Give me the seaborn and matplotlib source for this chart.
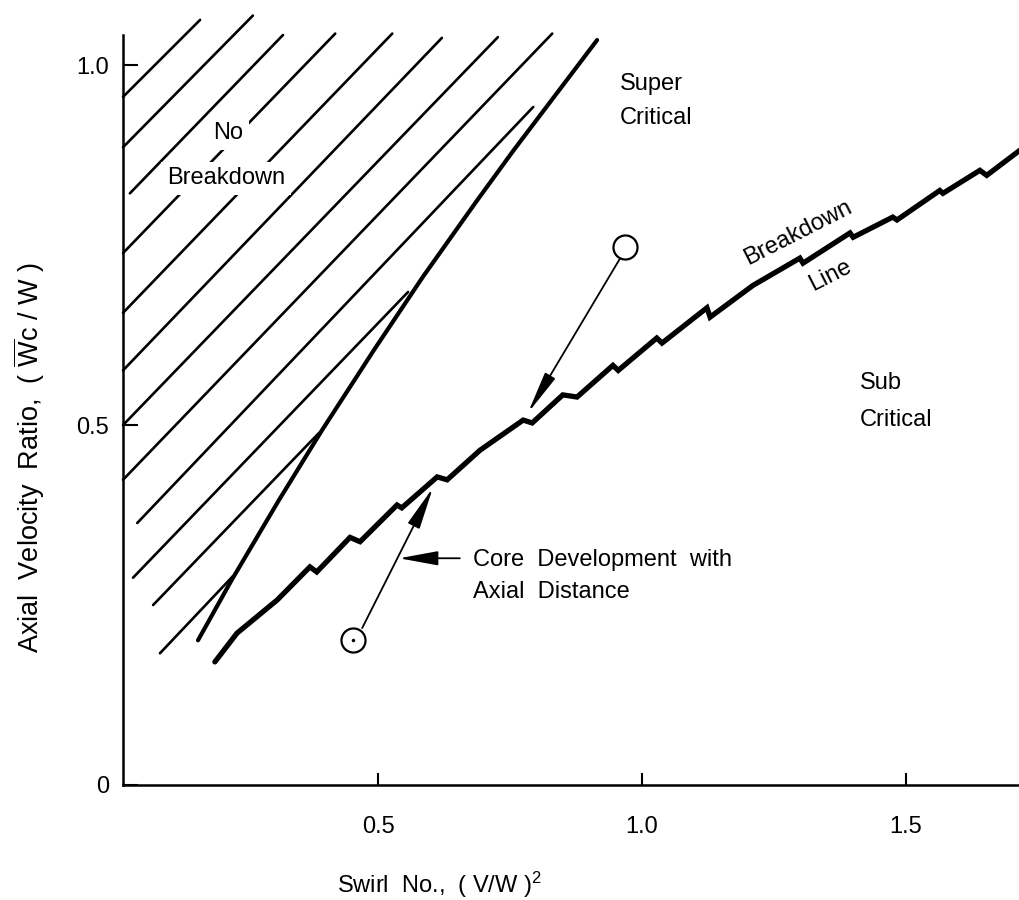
import numpy as np
import pandas as pd
import matplotlib
matplotlib.use("Agg")
import matplotlib.pyplot as plt
import seaborn as sns

# --- Breakdown line (stepped curve) ---
bd_x = [0.191, 0.233, 0.309, 0.371, 0.384, 0.447, 0.466, 0.536, 0.545, 0.612,
        0.631, 0.693, 0.775, 0.792, 0.850, 0.877, 0.945, 0.955, 1.028, 1.038,
        1.123, 1.129, 1.210, 1.299, 1.305, 1.394, 1.400, 1.475, 1.483, 1.564,
        1.570, 1.640, 1.653, 1.716]
bd_y = [0.171, 0.211, 0.257, 0.303, 0.296, 0.344, 0.338, 0.389, 0.385, 0.428,
        0.424, 0.465, 0.507, 0.503, 0.542, 0.539, 0.583, 0.576, 0.621, 0.614,
        0.663, 0.650, 0.694, 0.732, 0.725, 0.767, 0.761, 0.789, 0.785, 0.826,
        0.822, 0.854, 0.847, 0.882]

# --- Steep boundary of the No Breakdown region ---
st_x = [0.159, 0.223, 0.3125, 0.394, 0.492, 0.585, 0.688, 0.757, 0.915]
st_y = [0.201, 0.285, 0.396, 0.493, 0.604, 0.706, 0.8125, 0.882, 1.035]

# --- Hatch lines (start / end of each stroke) ---
hatch_x0 = [0.017, 0.017, 0.030, 0.017, 0.017, 0.017, 0.017, 0.017, 0.044, 0.036, 0.074, 0.087]
hatch_y0 = [0.956, 0.886, 0.822, 0.739, 0.656, 0.576, 0.500, 0.424, 0.364, 0.288, 0.250, 0.183]
hatch_x1 = [0.163, 0.263, 0.320, 0.419, 0.527, 0.621, 0.727, 0.830, 0.794, 0.557, 0.388, 0.225]
hatch_y1 = [1.063, 1.069, 1.042, 1.044, 1.044, 1.038, 1.039, 1.044, 0.942, 0.685, 0.489, 0.290]

# --- Circles marking core states ---
circ_x = [0.968, 0.453]
circ_y = [0.747, 0.201]

xticks = [0.5, 1.0, 1.5]
xticklabels = ['0.5', '1.0', '1.5']
yticks = [0, 0.5, 1.0]
yticklabels = ['0', '0.5', '1.0']

sns.set_style("ticks")
plt.rcParams['font.family'] = ['Liberation Sans', 'DejaVu Sans']
plt.rcParams['mathtext.fontset'] = 'custom'
plt.rcParams['mathtext.rm'] = 'Liberation Sans'
plt.rcParams['mathtext.it'] = 'Liberation Sans:italic'
for k in ['text.color', 'axes.labelcolor', 'xtick.color', 'ytick.color', 'axes.edgecolor']:
    plt.rcParams[k] = 'black'

fig = plt.figure(figsize=(10.2, 9), dpi=100)
ax = fig.add_axes([0.1206, 0.1278, 0.8794, 0.8333])

# hatch lines in long format
hatch = []
for i in range(len(hatch_x0)):
    hatch.append([i, hatch_x0[i], hatch_y0[i]])
    hatch.append([i, hatch_x1[i], hatch_y1[i]])
hatch = pd.DataFrame(hatch, columns=["line", "x", "y"])

sns.lineplot(data=hatch, x="x", y="y", units="line", estimator=None, sort=False,
             color="black", lw=1.9, legend=False, clip_on=False, ax=ax)

sns.lineplot(x=st_x, y=st_y, sort=False, estimator=None, color="black",
             lw=3.0, ax=ax, clip_on=False)
sns.lineplot(x=bd_x, y=bd_y, sort=False, estimator=None, color="black",
             lw=3.8, ax=ax, clip_on=False, solid_joinstyle="miter")

# arrows from circles to the breakdown line
ax.annotate("", xy=(0.784, 0.517), xytext=(0.958, 0.731),
            arrowprops=dict(arrowstyle="-|>,head_length=1.3,head_width=0.18",
                            mutation_scale=20, lw=1.3, color="black",
                            shrinkA=0, shrinkB=0))
ax.annotate("", xy=(0.604, 0.413), xytext=(0.470, 0.218),
            arrowprops=dict(arrowstyle="-|>,head_length=1.3,head_width=0.2",
                            mutation_scale=20, lw=1.3, color="black",
                            shrinkA=0, shrinkB=0))
ax.annotate("", xy=(0.540, 0.315), xytext=(0.655, 0.315),
            arrowprops=dict(arrowstyle="-|>,head_length=1.2,head_width=0.22",
                            mutation_scale=20, lw=1.3, color="black",
                            shrinkA=0, shrinkB=0))

sns.scatterplot(x=circ_x, y=circ_y, s=300, facecolor="white", edgecolor="black",
                linewidth=1.6, zorder=6, ax=ax)
ax.plot(circ_x[1], circ_y[1], 'k.', ms=3, zorder=7)

# region labels
fs = 17
box = dict(facecolor="white", edgecolor="none", pad=4)
ax.text(0.216, 0.906, "No", ha="center", va="center", fontsize=fs, bbox=box, zorder=4)
ax.text(0.212, 0.843, "Breakdown", ha="center", va="center", fontsize=fs, bbox=box, zorder=4)
ax.text(0.958, 0.974, "Super", ha="left", va="center", fontsize=fs)
ax.text(0.958, 0.926, "Critical", ha="left", va="center", fontsize=fs)
ax.text(1.413, 0.558, "Sub", ha="left", va="center", fontsize=fs)
ax.text(1.413, 0.507, "Critical", ha="left", va="center", fontsize=fs)
ax.text(1.295, 0.767, "Breakdown", ha="center", va="center", fontsize=fs,
        rotation=27, rotation_mode="anchor")
ax.text(1.356, 0.708, "Line", ha="center", va="center", fontsize=fs,
        rotation=27, rotation_mode="anchor")
ax.text(0.680, 0.3125, "Core  Development  with", ha="left", va="center", fontsize=fs)
ax.text(0.680, 0.268, "Axial  Distance", ha="left", va="center", fontsize=fs)

# axes
ax.set_xlim(0.017, 1.716)
ax.set_ylim(0, 1.042)
ax.set_xticks(xticks)
ax.set_xticklabels(xticklabels, fontsize=17)
ax.set_yticks(yticks)
ax.set_yticklabels(yticklabels, fontsize=17)
ax.tick_params(axis="x", direction="in", length=9, width=1.5, pad=22)
ax.tick_params(axis="y", direction="in", length=11, width=1.5, pad=10)

ax.set_xlabel(r"Swirl  No.,  ( V/W )$^2$", fontsize=17)
ax.xaxis.set_label_coords(0.353, -0.113)
ax.set_ylabel(r"Axial  Velocity  Ratio,  ( $\overline{\mathrm{W}}$c / W )", fontsize=19.5)
ax.yaxis.set_label_coords(-0.085, 0.437)

sns.despine(ax=ax, top=True, right=True)
for sp in ["left", "bottom"]:
    ax.spines[sp].set_linewidth(1.8)

plt.savefig("out.png", dpi=100)
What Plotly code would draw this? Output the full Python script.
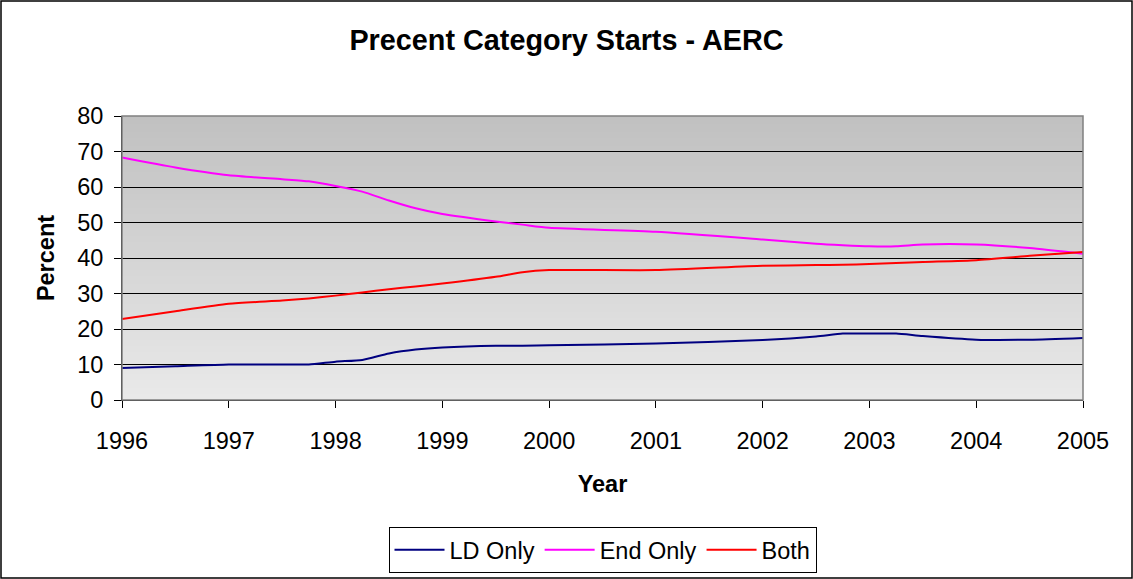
import plotly.graph_objects as go

# Season points (fractional years) and percent of starts per category
years = [1996, 1996.5, 1997, 1997.5, 1997.75, 1998, 1998.25, 1998.5, 1998.75,
         1999, 1999.5, 1999.75, 2000, 2001, 2002, 2002.5, 2002.75, 2003,
         2003.25, 2003.5, 2004, 2004.5, 2005]
ld_only = [9.0, 9.5, 10.0, 10.0, 10.0, 10.8, 11.3, 13.1, 14.2,
           14.8, 15.3, 15.3, 15.4, 15.9, 16.9, 17.9, 18.7, 18.7,
           18.7, 18.0, 17.0, 17.0, 17.5]
end_only = [68.3, 65.5, 63.3, 62.2, 61.6, 60.3, 58.7, 56.2, 54.0,
            52.4, 50.3, 49.4, 48.5, 47.4, 45.2, 44.0, 43.6, 43.3,
            43.3, 43.8, 43.8, 42.8, 41.2]
both = [22.8, 25.0, 27.1, 28.0, 28.6, 29.4, 30.3, 31.2, 32.0,
        32.8, 34.7, 36.0, 36.6, 36.6, 37.8, 38.0, 38.1, 38.3,
        38.6, 38.9, 39.4, 40.6, 41.7]

year_ticks = list(range(1996, 2006))
pct_ticks = list(range(0, 90, 10))

FONT = "Liberation Sans, Arial, sans-serif"
FS = 23.5
W, H = 1133, 579
ML, MR, MT, MB = 122, 50, 116, 179
PW, PH = W - ML - MR, H - MT - MB

# Vertical grey gradient behind the grid, built from overlapping thin bands
# (each band is drawn from the bottom up to its own top, so no seams show)
bands = []
n_bands = 142
y_lo, y_hi = pct_ticks[0], pct_ticks[-1]
top_grey, bottom_grey = 192, 233
for i in range(n_bands):
    t = (i + 0.5) / n_bands          # 0 at bottom, 1 at top
    g = round(bottom_grey + (top_grey - bottom_grey) * t)
    y1 = y_lo + (y_hi - y_lo) * (i + 1) / n_bands
    bands.append(dict(type="rect", xref="paper", yref="y",
                      x0=0, x1=1, y0=y1, y1=y_hi, layer="below",
                      fillcolor=f"rgb({g},{g},{g})", line=dict(width=0)))
bands.insert(0, dict(type="rect", xref="paper", yref="y", x0=0, x1=1,
                     y0=y_lo, y1=y_hi, layer="below",
                     fillcolor=f"rgb({bottom_grey},{bottom_grey},{bottom_grey})",
                     line=dict(width=0)))

fig = go.Figure()

series = [("LD Only", ld_only, "#000080"),
          ("End Only", end_only, "#ff00ff"),
          ("Both", both, "#ff0000")]
for name, vals, color in series:
    fig.add_trace(go.Scatter(
        x=years, y=vals, name=name, mode="lines",
        line=dict(color=color, width=2, shape="spline", smoothing=0.6),
    ))

fig.update_layout(
    width=W, height=H,
    margin=dict(l=ML, r=MR, t=MT, b=MB, autoexpand=False),
    paper_bgcolor="white", plot_bgcolor="rgba(0,0,0,0)",
    font=dict(family=FONT, size=FS, color="black"),
    title=dict(text="<b>Precent Category Starts - AERC</b>",
               x=0.5, xanchor="center", y=1 - 40 / H, yanchor="middle",
               font=dict(size=28.8, family=FONT)),
    xaxis=dict(range=[year_ticks[0], year_ticks[-1]], tickvals=year_ticks,
               ticks="outside", ticklen=7, tickcolor="black",
               ticklabelstandoff=13,
               showline=True, linecolor="black", linewidth=1,
               showgrid=False, zeroline=False,
               title=dict(text="<b>Year</b>", standoff=22,
                          font=dict(size=FS))),
    yaxis=dict(range=[y_lo, y_hi], tickvals=pct_ticks,
               ticks="outside", ticklen=7, tickcolor="black",
               ticklabelstandoff=6,
               showline=True, linecolor="black", linewidth=1,
               showgrid=True, gridcolor="black", gridwidth=1,
               zeroline=False,
               title=dict(text="<b>Percent</b>", standoff=15,
                          font=dict(size=FS))),
    legend=dict(orientation="h", x=0.5, xanchor="center",
                y=-(527 - 400) / PH, yanchor="top",
                bordercolor="black", borderwidth=1, bgcolor="white",
                font=dict(size=FS), itemwidth=50),
    shapes=bands + [
        # grey frame on top/right of the plot area
        dict(type="rect", xref="paper", yref="paper", x0=0, x1=1, y0=0, y1=1,
             line=dict(color="#808080", width=1.5)),
        # outer chart border
        dict(type="rect", xref="paper", yref="paper",
             x0=-(ML - 1) / PW, x1=1 + (MR - 1) / PW,
             y0=-(MB - 1) / PH, y1=1 + (MT - 1) / PH,
             line=dict(color="black", width=1.5)),
    ],
)

fig.write_html("out.html")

Requirements: Using the listing above, locate the lines that hold "seaborn" and copy each one.

Task solution:
Give me the seaborn and matplotlib source for this chart.
import seaborn as sns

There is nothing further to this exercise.